Helen reached inside her dress and scratched beneath the damp straps of her underclothes, then straightened her skirt and examined again the basket on the porch, a late supper to take to the men in the field: cold chicken from last night’s meal, leftover boiled potatoes dressed in onion and vinegar, bread and pickles, thick slices of cream kuchen. A fresh jug of water still cool from the well. It was not a large meal, certainly. She could not bring herself to cook, particularly meat, the sickness hanging with her all day now, the mysterious, impossible weight of the new life in her resting like a stone, heavy and yet precarious too, as if it could topple her, again—a dangerous illusion, that weight, with its suggestion of perfect solidity, a subtle, as-yet-formless permanence.
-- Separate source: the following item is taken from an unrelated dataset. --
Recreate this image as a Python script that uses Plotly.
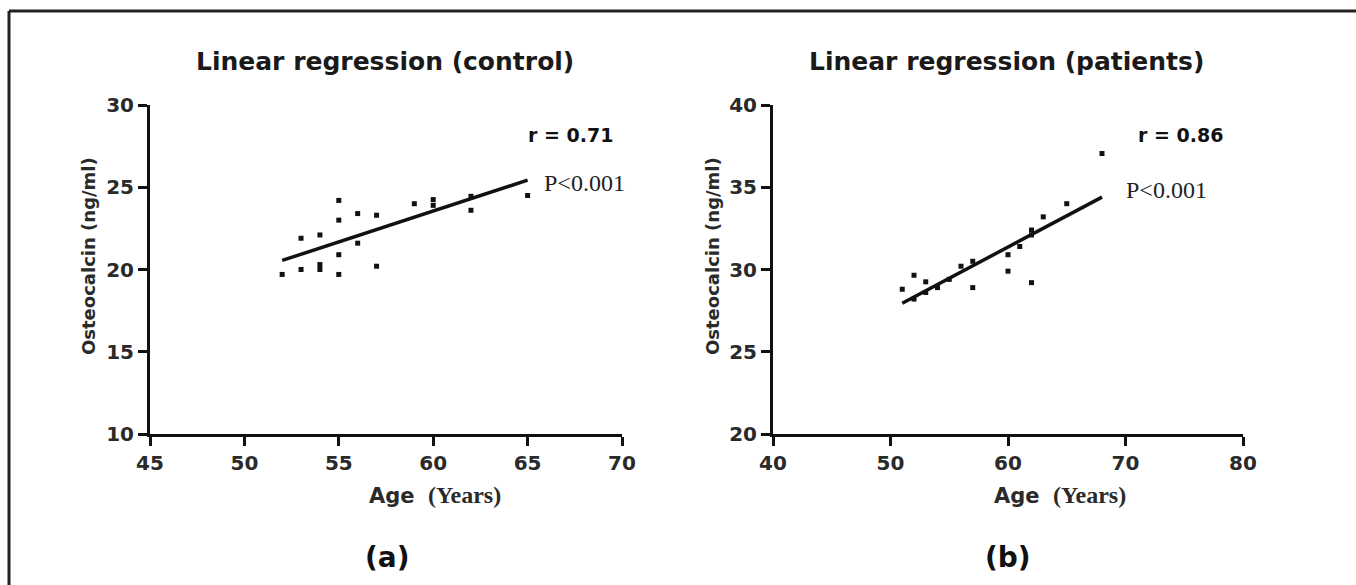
import plotly.graph_objects as go

# ---- data ----
ctrl_age = [52, 53, 53, 54, 54, 54, 55, 55, 55, 55, 56, 56, 57, 57, 59, 60, 60, 62, 62, 65]
ctrl_oc = [19.7, 21.9, 20.0, 22.1, 20.3, 20.0, 24.2, 23.0, 20.9, 19.7, 23.4, 21.6, 23.3, 20.2,
           24.0, 24.25, 23.9, 24.45, 23.6, 24.5]
ctrl_fit_x = [52, 65]
ctrl_fit_y = [20.55, 25.43]

pat_age = [51, 52, 52, 53, 53, 54, 55, 56, 57, 57, 60, 60, 61, 62, 62, 62, 63, 65, 68]
pat_oc = [28.8, 29.65, 28.2, 29.25, 28.6, 28.9, 29.4, 30.2, 30.5, 28.9, 30.9, 29.9, 31.4,
          32.4, 32.1, 29.2, 33.2, 34.0, 37.05]
pat_fit_x = [51, 68]
pat_fit_y = [27.95, 34.4]

ctrl_xticks = [45, 50, 55, 60, 65, 70]
ctrl_yticks = [10, 15, 20, 25, 30]
pat_xticks = [40, 50, 60, 70, 80]
pat_yticks = [20, 25, 30, 35, 40]

titles = ["Linear regression (control)", "Linear regression (patients)"]
r_texts = ["r = 0.71", "r = 0.86"]
p_text = "P<0.001"
panel_labels = ["(a)", "(b)"]
y_title = "Osteocalcin (ng/ml)"

W, H = 1356, 585
def px(x):
    return x / W
def py(y):
    return 1 - y / H

SANS = "DejaVu Sans"
SERIF = "Liberation Serif"
INK = "#111111"

fig = go.Figure()

fig.add_trace(go.Scatter(x=ctrl_age, y=ctrl_oc, mode="markers", xaxis="x", yaxis="y",
                         marker=dict(symbol="square", size=5, color=INK), showlegend=False))
fig.add_trace(go.Scatter(x=ctrl_fit_x, y=ctrl_fit_y, mode="lines", xaxis="x", yaxis="y",
                         line=dict(color=INK, width=3.5), showlegend=False))
fig.add_trace(go.Scatter(x=pat_age, y=pat_oc, mode="markers", xaxis="x2", yaxis="y2",
                         marker=dict(symbol="square", size=5, color=INK), showlegend=False))
fig.add_trace(go.Scatter(x=pat_fit_x, y=pat_fit_y, mode="lines", xaxis="x2", yaxis="y2",
                         line=dict(color=INK, width=3.5), showlegend=False))

axis_common = dict(showgrid=False, zeroline=False, showline=True, linewidth=3, linecolor=INK,
                   ticks="outside", ticklen=9, tickwidth=3, tickcolor=INK, automargin=False,
                   tickfont=dict(family=SANS, size=20, color="#2a2a2a", weight="bold"))

ydom = [py(434), py(105)]
fig.update_layout(
    width=W, height=H, autosize=False,
    margin=dict(l=0, r=0, t=0, b=0, pad=0, autoexpand=False),
    paper_bgcolor="white", plot_bgcolor="white",
    font=dict(family=SANS, color=INK),
    xaxis=dict(domain=[px(150), px(622)], range=[45, 70], tickvals=ctrl_xticks,
               anchor="y", **axis_common),
    yaxis=dict(domain=ydom, range=[10, 30], tickvals=ctrl_yticks, anchor="x", **axis_common),
    xaxis2=dict(domain=[px(773), px(1243)], range=[40, 80], tickvals=pat_xticks,
                anchor="y2", **axis_common),
    yaxis2=dict(domain=ydom, range=[20, 40], tickvals=pat_yticks, anchor="x2", **axis_common),
)

ann = []
for t, cx in zip(titles, [385, 1007]):
    ann.append(dict(text=t, x=px(cx), y=py(62), xref="paper", yref="paper", showarrow=False,
                    xanchor="center", yanchor="middle",
                    font=dict(family=SANS, size=25, color="#1a1a1a", weight="bold")))
for t, cx in zip(r_texts, [570, 1180]):
    ann.append(dict(text=t, x=px(cx), y=py(135), xref="paper", yref="paper", showarrow=False,
                    xanchor="center", yanchor="middle",
                    font=dict(family=SANS, size=19, color=INK, weight="bold")))
for lx, cy in [(542, 183), (1124, 190)]:
    ann.append(dict(text=p_text, x=px(lx), y=py(cy), xref="paper", yref="paper", showarrow=False,
                    xanchor="left", yanchor="middle",
                    font=dict(family=SERIF, size=24, color="#222222")))
xt = ("<b>Age</b>  <span style='font-family:Liberation Serif;font-size:24px'><b>(Years)</b></span>")
for cx in [435, 1060]:
    ann.append(dict(text=xt, x=px(cx), y=py(495), xref="paper", yref="paper", showarrow=False,
                    xanchor="center", yanchor="middle",
                    font=dict(family=SANS, size=21, color="#2a2a2a")))
for cx in [88, 712]:
    ann.append(dict(text=y_title, x=px(cx), y=py(256), xref="paper", yref="paper", showarrow=False,
                    xanchor="center", yanchor="middle", textangle=-90,
                    font=dict(family=SANS, size=18, color="#2a2a2a", weight="bold")))
for t, cx in zip(panel_labels, [387, 1008]):
    ann.append(dict(text=t, x=px(cx), y=py(557), xref="paper", yref="paper", showarrow=False,
                    xanchor="center", yanchor="middle",
                    font=dict(family=SANS, size=28, color=INK, weight="bold")))
fig.update_layout(annotations=ann)

# outer frame: only the top and left edges are visible in the picture
fig.add_shape(type="line", xref="paper", yref="paper",
              x0=px(9), x1=1.0, y0=py(11), y1=py(11),
              line=dict(color="#222222", width=3), layer="below")
fig.add_shape(type="line", xref="paper", yref="paper",
              x0=px(9), x1=px(9), y0=0.0, y1=py(11),
              line=dict(color="#222222", width=3), layer="below")

fig.write_html("out.html", config={"displayModeBar": False},
               post_script="document.body.style.margin='0';document.body.style.overflow='hidden';")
It would be easy to be lulled into false security, infallibility. She had made that mistake before.
But this time would be different, that is what she told herself. She would not work so hard. She would do only what needed to be done, nothing extra. She and Stolanus had agreed, and to hell with the tongues that would wag should they find her in the middle of the afternoon stretched out in bed with dishes in the wash basin and dirty clothes piled up in the corner and even the breakfast table yet to be wiped. She would rest more. She would eat well, as much as she could keep down. What else could she do?